This is the Slovenian novel collection for the ELTeC, the European Literary Text Collection, produced by the COST Action Distant Reading for European Literary History (CA16204, https://distant-reading.net).
General information about ELTeC releases is available at https://github.com/COST-ELTeC/ELTeC.
- v2.0.0, April 2020: 100 novels encoded at level 1 and level 2. DOI: https://doi.org/10.5281/10.5281/zenodo.4662600.
- v0.7.1, November 2020: 100 novels encoded at level 1. DOI: https://doi.org/10.5281/10.5281/zenodo.4271648.
- v0.7.0, October 2019: The ELTeC-slv collection contains 100 novels encoded at level 1. The corpus composition criteria are not fully fulfilled, as Slovene does not have enough novels to respect all the sampling criteria. It also contains test files for level 2.
- Collection editor(s): Tomaž Erjavec, Miran Hladnik, Marko Juvan, Katja Mihurko Poniž
- Sources: Wikivir either directly or via the IMP Digital Library and eZISS for one novel (Izidor Cankar: S poti)

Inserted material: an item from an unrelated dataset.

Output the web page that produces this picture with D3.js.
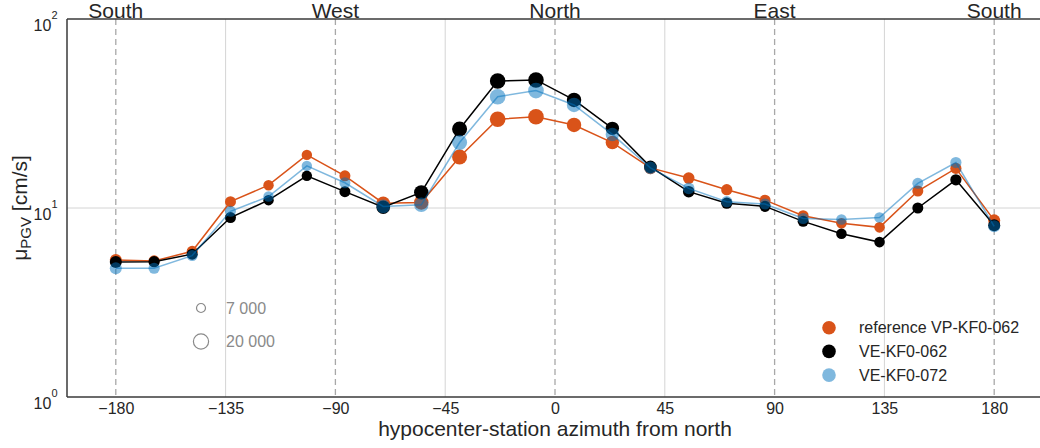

All texts included in this collection are in the public domain. The textual markup is provided with a Creative Commons Attribution International 4.0 licence (CC BY, https://creativecommons.org/licenses/by/4.0/).
The Orig/ directory contains (messy!) scripts to download the digital sources of the novels, add meta-data to them, and convert them to ELTeC level-1 encoding. Also included are various utility programs (XSLT, Perl), and the chain to annotate them into level-2 encoding and into vertical file for noSketch Engine.
The annotation tools are not included but are all open source.
Tokenisation and sentence segmentation was performed with ReLDI tokeniser while UD morphosyntactic tagging and lemmatisation with CLASSLA-StanfordNLP trained for Slovene. Named entities were annotated with Janes-NER, which uses the set of NE labels detailed in the Annotation guidelines for Slovenian named entities Janes-NER V1.1.